Hair washing last night was not quite the usual trial.  Esme is getting ready for school and is very happy about it this morning.  I found a 'Sweet Dumpling' squash at the market last night and was very surprised - I had to buy it, at least for the seed!  I baked it at 350 for about an hour - maybe should have put some water on top of it halfway through.  It was very good, sweet but a little dry because of that.  The best way to cut them is to cut out the stem first, jack o' lantern style,  then saw them in half.  I did save some seed for planting. 

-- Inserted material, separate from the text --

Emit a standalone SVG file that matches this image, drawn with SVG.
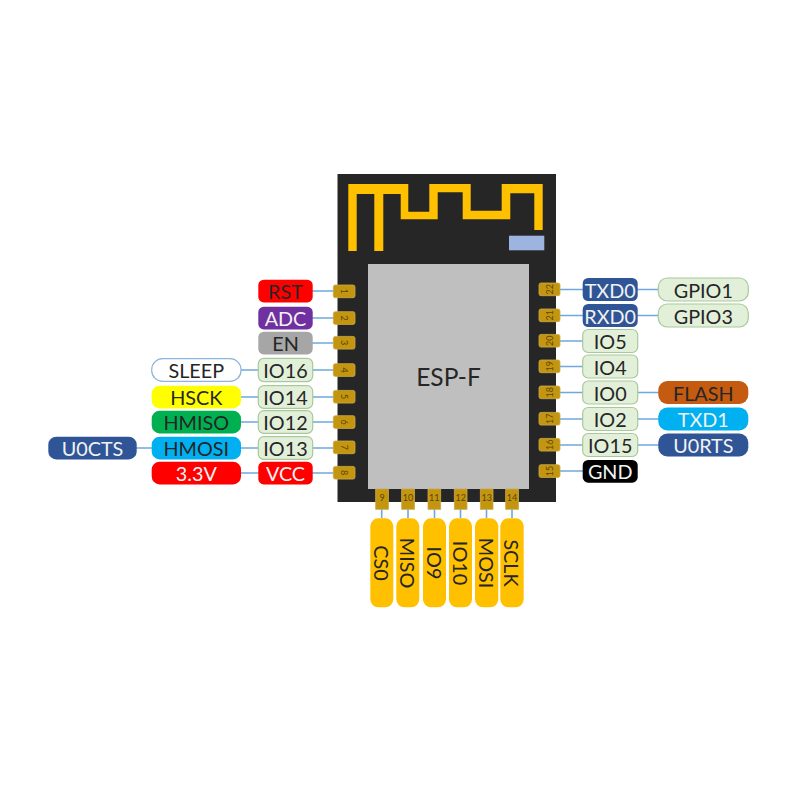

I truly have become a squash fanatic.  I tell Mark it is because of the seeds - the nutty taste really tunes into some natural craving I have.  I'm not sure what oil or mineral it is in the pumpkin seeds, but it is something I need in my diet.  In the garden this year there will be two or three types of zucchini, two other summer squashes, common pumpkins, Jarrahdale pumpkins, Red hubbard squash, Table Queen acorn squash, green cushaw, butternut squashes and perhaps this new Dumpling squash as well.  That is a lot of squash!  I am hoping the butternut and perhaps another one will have better resistance to the squash bugs.  Butternut Squash is a 'moschata' type, and the cushaw is a 'mixta' type.  Both of those are supposed to be more insect resistant than the maxima and pepo types.  The common pumpkin is a pepo variety in most cases, as is zucchini - which means they can interbreed if saved for seeds and produce new varieties!

Pumpkin Seeds:
To use the seeds I rinse them really well with water, boil them in a pot with some salt for 10 minutes or more, dry them off, then mix them with a very small amount of olive oil and roast them at 250 for about 10 minutes or less while stirring.  When they have become drier and white on the surface, but not burnt - they are ready for cooling and then for cracking and eating.  Find a small space at the top or bottom of the seed and crack the two outer layers of the seed apart - then pull out the 'meat' in the middle and eat it.  Some seeds will be 'sweet' while others will be nutty or oily.  Different varieties of squash and pumpkins have different seeds.  Some pumpkins are bred to have no hard outer later at all on their seeds - these varieties, like Kakai, are called stygian or naked seed pumpkins.  I have not yet grown this variety, because it is not as strong against the squash bugs which ate my plants last year!

It is a laborious task for whatever that small amount of green oily pumpkin seed oil is giving to me - but it has become well worth the work for me.  I tend to be drawn to 'tedious' things sometimes, anyway -- remember I hand bound that quilt last year and it didn't bother me one bit.  I am not bored easily by repetitive tasks I find productive - which perhaps is the mark of a good gardener and a good seamstress.


1 comment:

ElizabethEK said...

I have the same feeling about certain tedious tasks that I think are useful -- weeding, for example, or some cleaning tasks around the house.